Report on BEDMAP to 6 July 1998
David Vaughan

The BEDMAP programme was conceived prior to the XXIV meeting of SCAR in Cambridge 1996. At that meeting an outline of the programme was presented to the working groups on Glaciology and Geodesy and Geographic Information, it was well received and supported by both groups. The working group on Glaciology confirmed this in the recommendation (Glac-XXIV-2).

On 21 & 22nd of October 1996, a working group of 21 scientists from eight countries met in the Arundel House Hotel, Cambridge, UK, under the joint sponsorship of the European Ice Sheet Modelling Initiative (EISMINT) and the Scientific Committee on Antarctic Research (SCAR). They met to consider the desirability and feasibility of pursuing the BEDMAP proposal. The workshop achieved consensus on the following points which appeared in the meeting report.

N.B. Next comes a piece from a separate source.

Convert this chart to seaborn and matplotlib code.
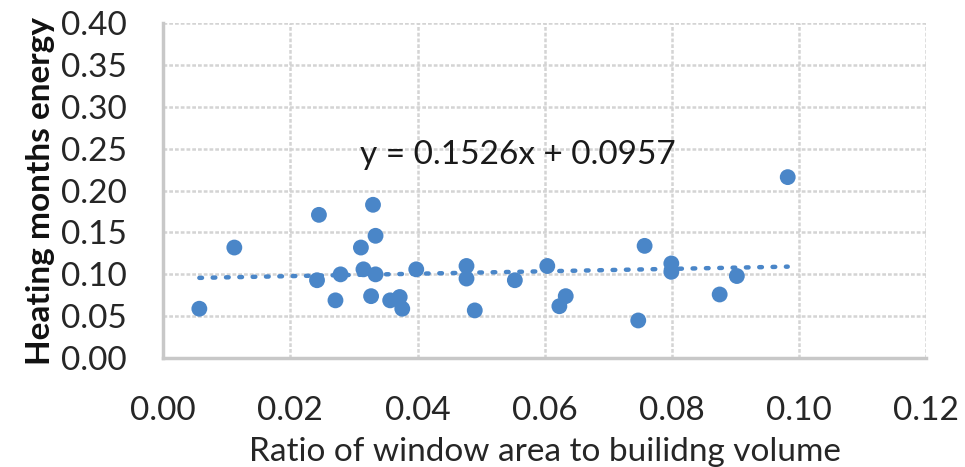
import numpy as np
import pandas as pd
import matplotlib
matplotlib.use("Agg")
import matplotlib.pyplot as plt
import seaborn as sns

# values
ratio = [0.0057, 0.0112, 0.0245, 0.0242, 0.0271, 0.0279, 0.0311, 0.0315,
         0.0330, 0.0334, 0.0327, 0.0334, 0.0357, 0.0372, 0.0376, 0.0398,
         0.0477, 0.0477, 0.0490, 0.0553, 0.0604, 0.0623, 0.0633, 0.0747,
         0.0757, 0.0799, 0.0799, 0.0875, 0.0902, 0.0982]
energy = [0.059, 0.132, 0.171, 0.093, 0.069, 0.100, 0.132, 0.106,
          0.183, 0.146, 0.074, 0.100, 0.069, 0.073, 0.059, 0.106,
          0.110, 0.095, 0.057, 0.093, 0.110, 0.062, 0.074, 0.045,
          0.134, 0.113, 0.103, 0.076, 0.098, 0.216]
x_ticks = [0.00, 0.02, 0.04, 0.06, 0.08, 0.10, 0.12]
y_ticks = [0.00, 0.05, 0.10, 0.15, 0.20, 0.25, 0.30, 0.35, 0.40]
equation = "y = 0.1526x + 0.0957"

df = pd.DataFrame({"ratio": ratio, "energy": energy})

sns.set_style("white")
plt.rcParams["font.family"] = ["Lato", "DejaVu Sans"]

blue = "#4a86c8"
fig, ax = plt.subplots(figsize=(9.65, 4.67), dpi=100)
fig.subplots_adjust(left=0.169, right=0.96, top=0.951, bottom=0.233)

sns.regplot(x="ratio", y="energy", data=df, ax=ax, ci=None, truncate=True,
            scatter_kws={"s": 130, "color": blue, "edgecolor": "none", "alpha": 1, "zorder": 3},
            line_kws={"color": blue, "linestyle": (0, (0.6, 2.4)), "linewidth": 3.2,
                      "dash_capstyle": "round", "zorder": 2})

ax.set_xlim(0, 0.12)
ax.set_ylim(0, 0.40)
ax.set_xticks(x_ticks)
ax.set_yticks(y_ticks)
ax.set_xticklabels([f"{v:.2f}" for v in x_ticks])
ax.set_yticklabels([f"{v:.2f}" for v in y_ticks])
ax.tick_params(labelsize=24, colors="#262626", length=0)
ax.tick_params(axis="y", pad=26)
ax.tick_params(axis="x", pad=27)

ax.grid(True, color="#d4d4d4", linestyle=(0, (1.5, 0.8)), linewidth=1.8, zorder=0)
ax.set_axisbelow(True)
for side in ["top", "right"]:
    ax.spines[side].set_visible(False)
for side in ["left", "bottom"]:
    ax.spines[side].set_color("#c8c8c8")
    ax.spines[side].set_linewidth(2.5)

ax.set_xlabel("Ratio of window area to builidng volume", fontsize=24, color="#262626", labelpad=8)
ax.set_ylabel("Heating months energy", fontsize=24, fontweight="bold", color="#111111", labelpad=4)

ax.text(0.031, 0.242, equation, fontsize=24, color="#1a1a1a", va="center", ha="left")

fig.savefig("out.png", dpi=100)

! Adequate topographic data is of fundamental importance to many scientific disciplines active in Antarctica, including, ice sheet modelling, geoid interpretation, magnetic anomaly mapping, tectonic interpretation, ice core interpretation, oceanography, global isostasy and sea level prediction

! An outstanding step forward for Antarctic science would be achieved in many disciplines of Antarctic science by the production of a new topographic model for Antarctica

! At present this can only be achieved by bringing together existing data from researchers across the world

! We will endeavour to compile such a database of ice thickness measurements and then this will be compiled to give a variety of digital and map products of value to scientists

! The work will be done under the banner of BEDMAP within the SCAR/GLOCHANT framework. All nations and researchers with appropriate data to contribute will be encouraged to join the BEDMAP Consortium

! The products of the BEDMAP project will be published jointly by the BEDMAP Consortium giving due acknowledgement to all participants, with copyright residing with SCAR.

At the Symposium on Antarctica and Global Change in Hobart 1997, I presented a poster on behalf of the BEDMAP Consortium showing the geographic distribution of airborne and oversnow traverses that have measured ice thickness data in Antarctica. This was intended to show the advances that could be made through the BEDMAP programme.

Since that time BEDMAP has not progressed as fast as we may have hoped. This was largely due to other pressures on my time. I have now, however, secured funding from the UK Natural Environment Research Council to support a BEDMAP Database Manager. This is a one-year full-time post which Matt Lythe (formerly of ICAIR, New Zealand) has accepted as from 6/7/98. With a dedicated researcher now working on the programme I am confident that considerable progress will be made in the near future.